Tailoring materials into nanostructure offers unprecedented opportunities in the utilization of their functional properties. High-purity Na7V4(P2O7)(4)(PO4) with 1D nanostructure is prepared as a cathode material for rechargeable Na-ion batteries. An efficient synthetic approach is developed by carefully controlling the crystal growth in the molten sodium phosphate. Based on the XRD, XPS, TG, and morphological characterization, a molten-salt assisted mechanism for nanoarchitecture formation is revealed. The prepared Na7V4(P2O7)(4)(PO4) nanorod has rectangle sides and preferential [001] growth orientation.
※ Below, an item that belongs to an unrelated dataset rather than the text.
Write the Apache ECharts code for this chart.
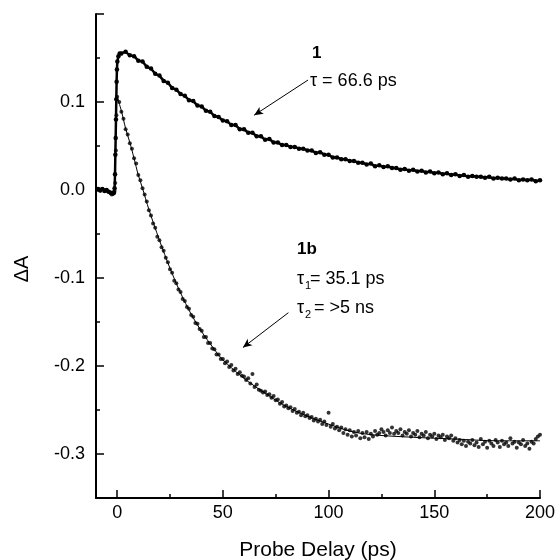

GITT evaluation indicates that the sodium de/intercalation of Na7V4(P2O7)(4)(PO4) nanorod involves V3+/V4+ redox reaction and Na5V43.5+(P2O7)(4)(PO4) as intermediate phase, which results in two pairs of potential plateaus at the equilibrium potentials of 3.8713 V (V3+/V3.5+) and 3.8879 V (V3.5+/V4+), respectively. The unique nanoarchitecture of the phase-pure Na7V4(P2O7)(4)(PO4) facilitates its reversible sodium de/intercalation, which is beneficial to the high-rate capability and the cycling stability. The Na7V4(P2O7)(4)(PO4) cathode delivers 80% of the capacity (obtained at C/20) at the 10 C rate and 95% of the initial capacity after 200 cycles. Therefore, it is feasible to design and fabricate an advanced rechargeable sodium-ion battery by employment of 1D nanostructured Na7V4(P2O7)(4)(PO4) as the cathode material.